• _Directions_
Copy exactly the lines that run from the top of the listing to the line containing "return (H - B - y) / PH", both ends included, and omit the pictures.

§ §

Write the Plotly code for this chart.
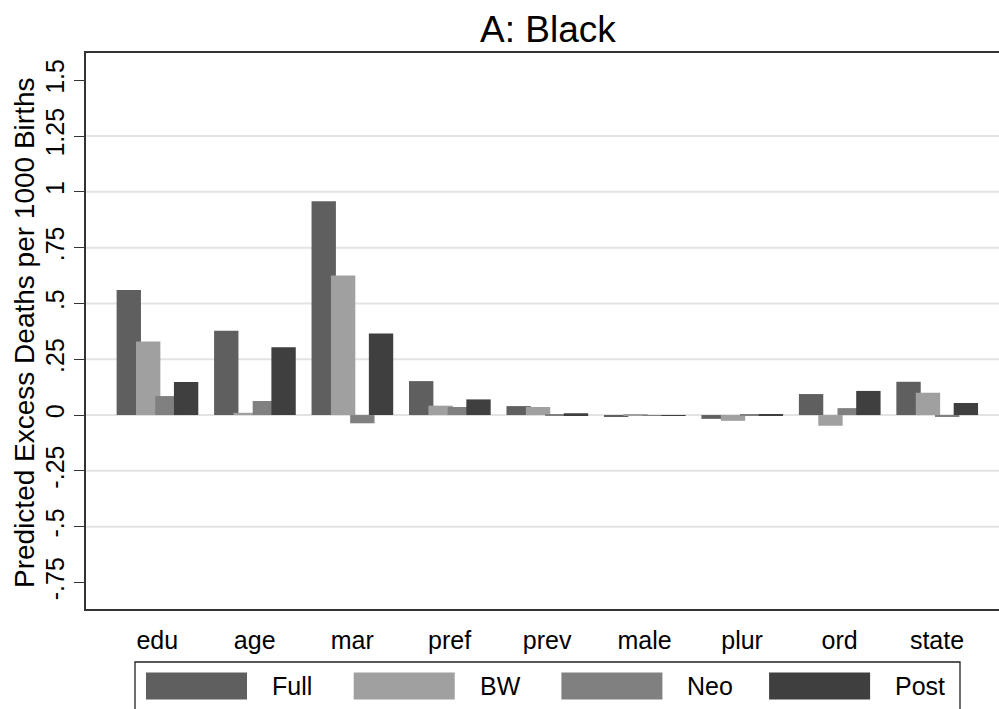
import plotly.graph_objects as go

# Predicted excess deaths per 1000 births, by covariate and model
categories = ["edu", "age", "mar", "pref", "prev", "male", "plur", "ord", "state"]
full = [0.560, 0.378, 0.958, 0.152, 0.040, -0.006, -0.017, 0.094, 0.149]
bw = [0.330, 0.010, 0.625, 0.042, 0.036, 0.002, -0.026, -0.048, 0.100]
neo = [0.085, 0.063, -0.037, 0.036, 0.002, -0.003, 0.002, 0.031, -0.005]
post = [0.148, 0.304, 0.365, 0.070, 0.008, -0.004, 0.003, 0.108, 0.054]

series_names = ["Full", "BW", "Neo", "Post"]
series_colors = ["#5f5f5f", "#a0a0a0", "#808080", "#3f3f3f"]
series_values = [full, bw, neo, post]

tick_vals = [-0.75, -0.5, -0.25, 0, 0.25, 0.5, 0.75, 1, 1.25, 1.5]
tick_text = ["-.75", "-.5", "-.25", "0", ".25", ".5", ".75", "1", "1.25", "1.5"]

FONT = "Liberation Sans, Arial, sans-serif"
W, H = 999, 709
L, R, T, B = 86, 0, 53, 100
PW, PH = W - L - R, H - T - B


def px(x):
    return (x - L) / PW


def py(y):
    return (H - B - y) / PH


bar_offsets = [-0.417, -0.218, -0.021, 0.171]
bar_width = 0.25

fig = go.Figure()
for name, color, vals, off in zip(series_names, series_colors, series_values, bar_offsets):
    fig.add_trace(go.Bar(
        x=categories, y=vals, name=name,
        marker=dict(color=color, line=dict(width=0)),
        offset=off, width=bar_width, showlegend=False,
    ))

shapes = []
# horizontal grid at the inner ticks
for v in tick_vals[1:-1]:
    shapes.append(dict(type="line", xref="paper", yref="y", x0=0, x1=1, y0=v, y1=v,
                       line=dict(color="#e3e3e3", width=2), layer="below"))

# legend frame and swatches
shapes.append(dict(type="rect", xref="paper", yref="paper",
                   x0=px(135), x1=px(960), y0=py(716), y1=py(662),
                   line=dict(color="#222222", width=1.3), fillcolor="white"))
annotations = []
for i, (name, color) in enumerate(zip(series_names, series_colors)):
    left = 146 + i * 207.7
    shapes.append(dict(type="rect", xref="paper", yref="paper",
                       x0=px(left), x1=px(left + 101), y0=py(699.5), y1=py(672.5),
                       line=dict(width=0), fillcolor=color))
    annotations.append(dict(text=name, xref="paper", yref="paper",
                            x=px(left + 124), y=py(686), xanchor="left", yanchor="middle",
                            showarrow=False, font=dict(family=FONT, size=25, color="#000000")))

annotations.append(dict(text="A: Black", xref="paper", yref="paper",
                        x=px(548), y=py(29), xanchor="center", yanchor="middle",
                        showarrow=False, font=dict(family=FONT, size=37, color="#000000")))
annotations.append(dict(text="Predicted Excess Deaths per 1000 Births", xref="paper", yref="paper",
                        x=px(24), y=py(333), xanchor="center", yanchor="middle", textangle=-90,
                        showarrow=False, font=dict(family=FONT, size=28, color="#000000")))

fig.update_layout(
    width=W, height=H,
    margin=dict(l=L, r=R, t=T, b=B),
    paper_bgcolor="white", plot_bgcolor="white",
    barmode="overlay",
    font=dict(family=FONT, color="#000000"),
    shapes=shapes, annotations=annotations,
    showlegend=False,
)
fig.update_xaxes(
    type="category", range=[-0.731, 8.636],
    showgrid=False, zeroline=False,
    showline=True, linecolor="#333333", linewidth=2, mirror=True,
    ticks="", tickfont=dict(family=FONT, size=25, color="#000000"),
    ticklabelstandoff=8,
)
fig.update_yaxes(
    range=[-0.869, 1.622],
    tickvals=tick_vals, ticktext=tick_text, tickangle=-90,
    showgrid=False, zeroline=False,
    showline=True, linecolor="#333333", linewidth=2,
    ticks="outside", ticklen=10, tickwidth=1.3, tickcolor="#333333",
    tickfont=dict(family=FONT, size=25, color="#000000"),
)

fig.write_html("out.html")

§ §

• _Output of the exercise_
Write the Plotly code for this chart.
import plotly.graph_objects as go

# Predicted excess deaths per 1000 births, by covariate and model
categories = ["edu", "age", "mar", "pref", "prev", "male", "plur", "ord", "state"]
full = [0.560, 0.378, 0.958, 0.152, 0.040, -0.006, -0.017, 0.094, 0.149]
bw = [0.330, 0.010, 0.625, 0.042, 0.036, 0.002, -0.026, -0.048, 0.100]
neo = [0.085, 0.063, -0.037, 0.036, 0.002, -0.003, 0.002, 0.031, -0.005]
post = [0.148, 0.304, 0.365, 0.070, 0.008, -0.004, 0.003, 0.108, 0.054]

series_names = ["Full", "BW", "Neo", "Post"]
series_colors = ["#5f5f5f", "#a0a0a0", "#808080", "#3f3f3f"]
series_values = [full, bw, neo, post]

tick_vals = [-0.75, -0.5, -0.25, 0, 0.25, 0.5, 0.75, 1, 1.25, 1.5]
tick_text = ["-.75", "-.5", "-.25", "0", ".25", ".5", ".75", "1", "1.25", "1.5"]

FONT = "Liberation Sans, Arial, sans-serif"
W, H = 999, 709
L, R, T, B = 86, 0, 53, 100
PW, PH = W - L - R, H - T - B


def px(x):
    return (x - L) / PW


def py(y):
    return (H - B - y) / PH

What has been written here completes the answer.